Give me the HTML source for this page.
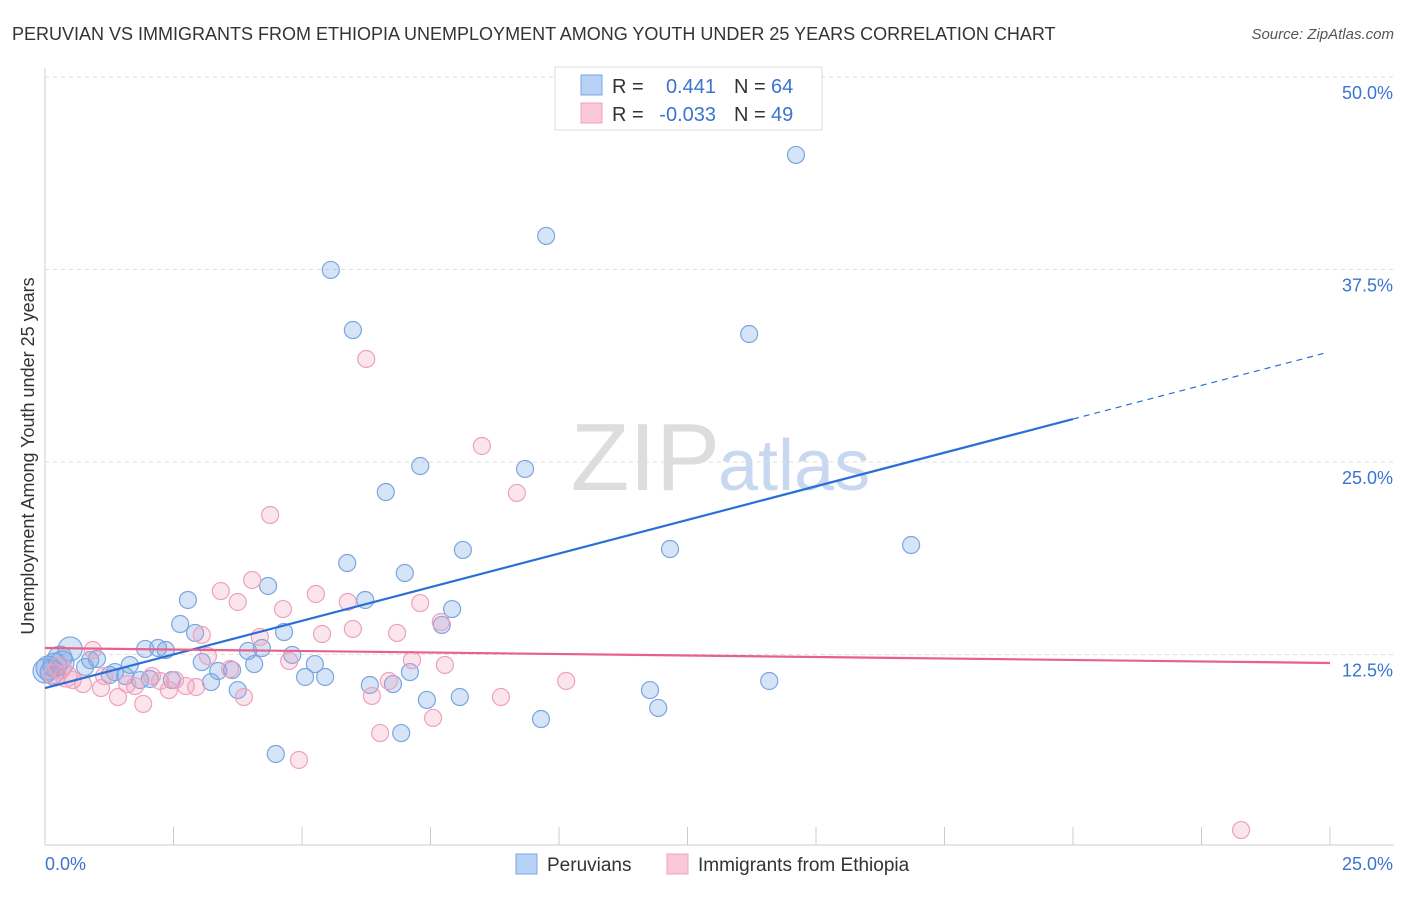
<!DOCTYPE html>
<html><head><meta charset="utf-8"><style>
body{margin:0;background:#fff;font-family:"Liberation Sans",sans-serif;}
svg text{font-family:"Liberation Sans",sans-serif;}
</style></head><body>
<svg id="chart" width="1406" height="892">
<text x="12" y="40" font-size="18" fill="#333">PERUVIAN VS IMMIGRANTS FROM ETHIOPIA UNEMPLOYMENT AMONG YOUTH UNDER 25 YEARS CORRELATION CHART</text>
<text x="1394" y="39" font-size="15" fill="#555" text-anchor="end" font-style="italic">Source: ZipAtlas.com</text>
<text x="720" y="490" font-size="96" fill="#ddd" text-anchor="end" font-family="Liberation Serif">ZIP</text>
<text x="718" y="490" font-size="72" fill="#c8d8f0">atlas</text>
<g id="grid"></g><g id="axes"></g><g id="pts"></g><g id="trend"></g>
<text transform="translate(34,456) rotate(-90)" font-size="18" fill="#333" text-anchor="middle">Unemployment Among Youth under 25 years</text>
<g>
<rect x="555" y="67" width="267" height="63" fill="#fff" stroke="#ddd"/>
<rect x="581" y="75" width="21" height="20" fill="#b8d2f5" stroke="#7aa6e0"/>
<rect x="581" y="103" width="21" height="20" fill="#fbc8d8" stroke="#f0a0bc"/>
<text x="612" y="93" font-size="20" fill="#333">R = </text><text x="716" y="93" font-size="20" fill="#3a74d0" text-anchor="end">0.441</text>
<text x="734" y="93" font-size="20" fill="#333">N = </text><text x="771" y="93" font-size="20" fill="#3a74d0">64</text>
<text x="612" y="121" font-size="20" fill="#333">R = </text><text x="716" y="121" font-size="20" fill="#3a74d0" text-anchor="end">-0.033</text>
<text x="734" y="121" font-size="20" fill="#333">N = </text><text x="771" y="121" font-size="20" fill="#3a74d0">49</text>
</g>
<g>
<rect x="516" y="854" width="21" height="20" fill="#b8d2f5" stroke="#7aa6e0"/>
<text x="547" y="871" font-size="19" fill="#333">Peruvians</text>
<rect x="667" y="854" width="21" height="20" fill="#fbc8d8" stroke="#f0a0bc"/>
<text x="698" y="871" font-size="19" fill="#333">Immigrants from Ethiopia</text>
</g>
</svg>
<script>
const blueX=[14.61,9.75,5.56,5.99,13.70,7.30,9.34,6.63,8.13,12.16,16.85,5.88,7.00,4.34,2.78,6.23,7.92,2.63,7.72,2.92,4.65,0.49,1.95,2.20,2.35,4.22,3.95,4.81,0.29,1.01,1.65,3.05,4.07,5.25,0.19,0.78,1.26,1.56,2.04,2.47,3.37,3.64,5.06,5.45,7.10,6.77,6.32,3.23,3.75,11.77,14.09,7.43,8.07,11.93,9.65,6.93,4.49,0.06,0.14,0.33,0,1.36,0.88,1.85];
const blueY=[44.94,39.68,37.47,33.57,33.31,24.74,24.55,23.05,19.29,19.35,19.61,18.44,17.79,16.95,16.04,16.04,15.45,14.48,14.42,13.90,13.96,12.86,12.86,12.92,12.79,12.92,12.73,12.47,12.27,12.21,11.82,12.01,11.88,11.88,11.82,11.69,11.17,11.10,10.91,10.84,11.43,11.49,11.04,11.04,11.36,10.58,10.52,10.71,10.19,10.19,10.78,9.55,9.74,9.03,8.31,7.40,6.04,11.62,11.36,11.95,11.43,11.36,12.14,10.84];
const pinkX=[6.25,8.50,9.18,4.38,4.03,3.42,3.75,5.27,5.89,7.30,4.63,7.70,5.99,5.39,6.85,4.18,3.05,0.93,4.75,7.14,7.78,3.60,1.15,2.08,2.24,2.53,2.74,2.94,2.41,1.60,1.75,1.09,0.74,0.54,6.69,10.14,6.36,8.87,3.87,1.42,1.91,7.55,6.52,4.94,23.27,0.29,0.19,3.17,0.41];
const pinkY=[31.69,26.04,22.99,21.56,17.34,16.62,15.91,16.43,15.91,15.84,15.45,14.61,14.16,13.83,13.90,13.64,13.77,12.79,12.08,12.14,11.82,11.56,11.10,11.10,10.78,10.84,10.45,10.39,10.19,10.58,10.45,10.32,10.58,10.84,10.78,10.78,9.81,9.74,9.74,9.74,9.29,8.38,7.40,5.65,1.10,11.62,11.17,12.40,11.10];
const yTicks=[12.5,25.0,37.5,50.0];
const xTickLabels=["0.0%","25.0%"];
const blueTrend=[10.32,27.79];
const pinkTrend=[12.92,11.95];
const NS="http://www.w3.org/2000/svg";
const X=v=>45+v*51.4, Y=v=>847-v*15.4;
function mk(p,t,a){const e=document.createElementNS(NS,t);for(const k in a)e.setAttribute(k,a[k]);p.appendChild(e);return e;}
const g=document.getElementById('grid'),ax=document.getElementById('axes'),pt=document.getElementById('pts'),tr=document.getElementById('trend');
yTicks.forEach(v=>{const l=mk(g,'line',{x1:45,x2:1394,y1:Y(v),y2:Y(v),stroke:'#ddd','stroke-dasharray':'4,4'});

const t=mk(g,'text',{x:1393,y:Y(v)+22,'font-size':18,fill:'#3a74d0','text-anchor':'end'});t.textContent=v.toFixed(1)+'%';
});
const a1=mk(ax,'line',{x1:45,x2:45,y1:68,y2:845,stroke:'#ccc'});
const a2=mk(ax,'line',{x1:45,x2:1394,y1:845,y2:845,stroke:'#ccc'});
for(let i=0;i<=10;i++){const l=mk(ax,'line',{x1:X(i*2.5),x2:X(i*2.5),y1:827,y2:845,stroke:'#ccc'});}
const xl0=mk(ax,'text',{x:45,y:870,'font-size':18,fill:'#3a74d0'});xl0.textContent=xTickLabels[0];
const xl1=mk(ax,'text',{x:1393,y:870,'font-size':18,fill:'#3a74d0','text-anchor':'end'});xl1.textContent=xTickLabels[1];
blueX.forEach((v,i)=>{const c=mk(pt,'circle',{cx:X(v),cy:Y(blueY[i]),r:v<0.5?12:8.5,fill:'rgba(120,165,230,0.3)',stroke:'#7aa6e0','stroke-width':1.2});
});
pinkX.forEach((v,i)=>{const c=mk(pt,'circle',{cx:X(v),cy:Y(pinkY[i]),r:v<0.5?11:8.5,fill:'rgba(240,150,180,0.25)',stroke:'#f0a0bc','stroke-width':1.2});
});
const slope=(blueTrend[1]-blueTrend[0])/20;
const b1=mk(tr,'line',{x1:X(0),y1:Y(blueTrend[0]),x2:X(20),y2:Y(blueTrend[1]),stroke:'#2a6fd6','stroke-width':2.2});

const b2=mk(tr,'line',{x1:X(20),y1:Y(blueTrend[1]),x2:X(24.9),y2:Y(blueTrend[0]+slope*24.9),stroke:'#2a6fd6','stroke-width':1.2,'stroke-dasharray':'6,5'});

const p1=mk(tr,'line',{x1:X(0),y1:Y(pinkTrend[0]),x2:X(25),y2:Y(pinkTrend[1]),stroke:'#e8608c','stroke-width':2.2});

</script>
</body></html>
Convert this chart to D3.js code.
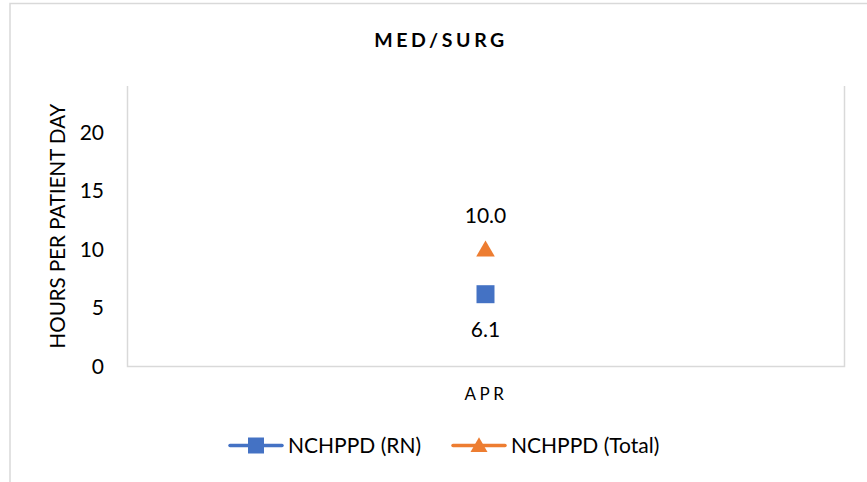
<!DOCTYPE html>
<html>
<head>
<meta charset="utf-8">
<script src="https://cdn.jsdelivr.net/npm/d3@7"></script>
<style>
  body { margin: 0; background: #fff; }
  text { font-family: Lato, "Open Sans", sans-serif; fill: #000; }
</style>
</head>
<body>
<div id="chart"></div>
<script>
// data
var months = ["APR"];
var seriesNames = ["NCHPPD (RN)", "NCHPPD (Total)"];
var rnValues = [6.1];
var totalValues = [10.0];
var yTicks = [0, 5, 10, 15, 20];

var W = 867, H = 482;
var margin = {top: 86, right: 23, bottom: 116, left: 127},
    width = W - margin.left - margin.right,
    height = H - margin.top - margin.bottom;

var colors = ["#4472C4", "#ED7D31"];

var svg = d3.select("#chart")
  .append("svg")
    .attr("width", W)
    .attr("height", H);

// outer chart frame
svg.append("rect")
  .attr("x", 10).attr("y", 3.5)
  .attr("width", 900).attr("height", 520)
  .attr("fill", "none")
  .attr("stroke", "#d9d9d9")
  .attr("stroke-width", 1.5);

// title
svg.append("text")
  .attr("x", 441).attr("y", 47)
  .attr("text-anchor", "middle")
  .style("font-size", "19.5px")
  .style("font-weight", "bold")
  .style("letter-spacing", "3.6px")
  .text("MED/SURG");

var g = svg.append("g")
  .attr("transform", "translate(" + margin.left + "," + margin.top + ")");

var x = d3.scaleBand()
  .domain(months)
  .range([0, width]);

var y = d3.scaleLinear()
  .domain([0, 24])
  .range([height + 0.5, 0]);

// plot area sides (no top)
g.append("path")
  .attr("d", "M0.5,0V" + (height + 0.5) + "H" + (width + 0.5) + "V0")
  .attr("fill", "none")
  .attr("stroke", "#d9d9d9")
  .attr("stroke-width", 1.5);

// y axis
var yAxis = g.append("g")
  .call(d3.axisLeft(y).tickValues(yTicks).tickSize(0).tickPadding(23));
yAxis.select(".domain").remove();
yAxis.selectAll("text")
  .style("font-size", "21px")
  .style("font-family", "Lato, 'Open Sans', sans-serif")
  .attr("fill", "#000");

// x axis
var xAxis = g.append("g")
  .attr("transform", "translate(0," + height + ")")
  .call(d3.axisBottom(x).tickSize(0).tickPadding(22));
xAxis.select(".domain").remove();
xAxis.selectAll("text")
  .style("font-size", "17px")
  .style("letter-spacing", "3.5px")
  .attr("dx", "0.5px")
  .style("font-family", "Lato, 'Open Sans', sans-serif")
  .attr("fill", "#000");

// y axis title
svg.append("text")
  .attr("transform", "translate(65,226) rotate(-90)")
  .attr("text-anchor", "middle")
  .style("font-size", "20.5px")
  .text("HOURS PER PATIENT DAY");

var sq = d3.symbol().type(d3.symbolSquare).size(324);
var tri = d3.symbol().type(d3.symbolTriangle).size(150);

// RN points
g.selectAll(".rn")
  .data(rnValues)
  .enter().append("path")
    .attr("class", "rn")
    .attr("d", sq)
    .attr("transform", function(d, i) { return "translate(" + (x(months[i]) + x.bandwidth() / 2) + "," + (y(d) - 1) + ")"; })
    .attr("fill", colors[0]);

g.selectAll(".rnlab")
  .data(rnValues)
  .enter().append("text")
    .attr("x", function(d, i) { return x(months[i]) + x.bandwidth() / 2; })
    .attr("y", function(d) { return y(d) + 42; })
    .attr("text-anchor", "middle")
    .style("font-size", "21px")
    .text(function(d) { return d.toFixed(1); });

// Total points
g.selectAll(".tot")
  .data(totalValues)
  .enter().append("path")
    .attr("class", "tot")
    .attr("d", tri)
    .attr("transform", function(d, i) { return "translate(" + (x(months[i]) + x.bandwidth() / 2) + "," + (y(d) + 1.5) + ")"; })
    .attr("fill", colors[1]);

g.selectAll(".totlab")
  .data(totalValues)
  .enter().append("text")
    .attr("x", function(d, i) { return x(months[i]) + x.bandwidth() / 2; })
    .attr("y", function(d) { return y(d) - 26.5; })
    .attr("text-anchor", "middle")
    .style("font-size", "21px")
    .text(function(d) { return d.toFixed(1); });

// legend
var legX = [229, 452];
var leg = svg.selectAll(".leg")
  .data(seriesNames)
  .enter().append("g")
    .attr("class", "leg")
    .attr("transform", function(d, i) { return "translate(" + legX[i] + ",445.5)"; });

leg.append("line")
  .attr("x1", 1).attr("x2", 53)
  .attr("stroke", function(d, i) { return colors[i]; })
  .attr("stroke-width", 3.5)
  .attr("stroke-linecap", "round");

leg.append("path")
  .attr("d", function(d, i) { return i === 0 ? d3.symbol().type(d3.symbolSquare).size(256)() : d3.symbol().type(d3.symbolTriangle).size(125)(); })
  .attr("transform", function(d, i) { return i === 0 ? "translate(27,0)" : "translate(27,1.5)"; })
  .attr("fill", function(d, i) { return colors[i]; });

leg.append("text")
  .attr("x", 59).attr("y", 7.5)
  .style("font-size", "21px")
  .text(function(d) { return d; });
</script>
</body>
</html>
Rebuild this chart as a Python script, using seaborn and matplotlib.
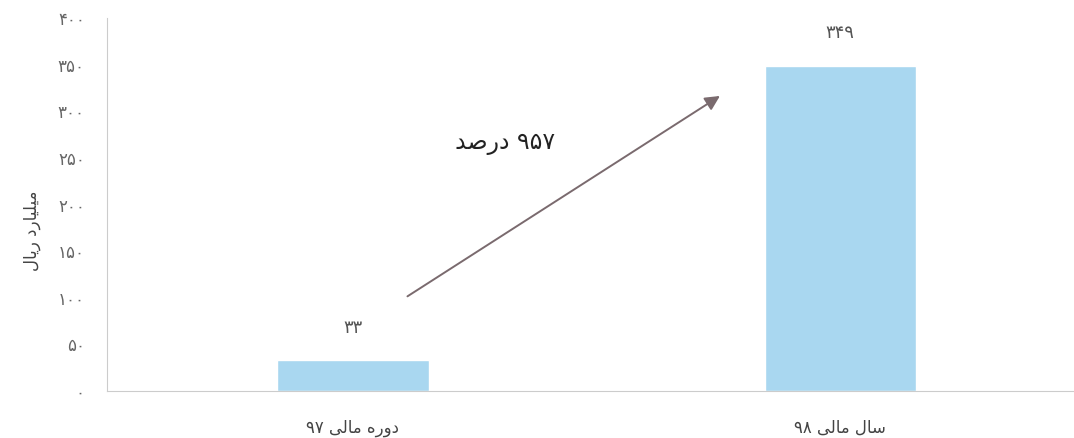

************

All lines above containing the string "this" are to be collected.

### SOLUTION TO THE PROBLEM
Give me the HTML source for this page.
Convert this chart to D3.js code.
Rebuild this chart as a Python script, using seaborn and matplotlib.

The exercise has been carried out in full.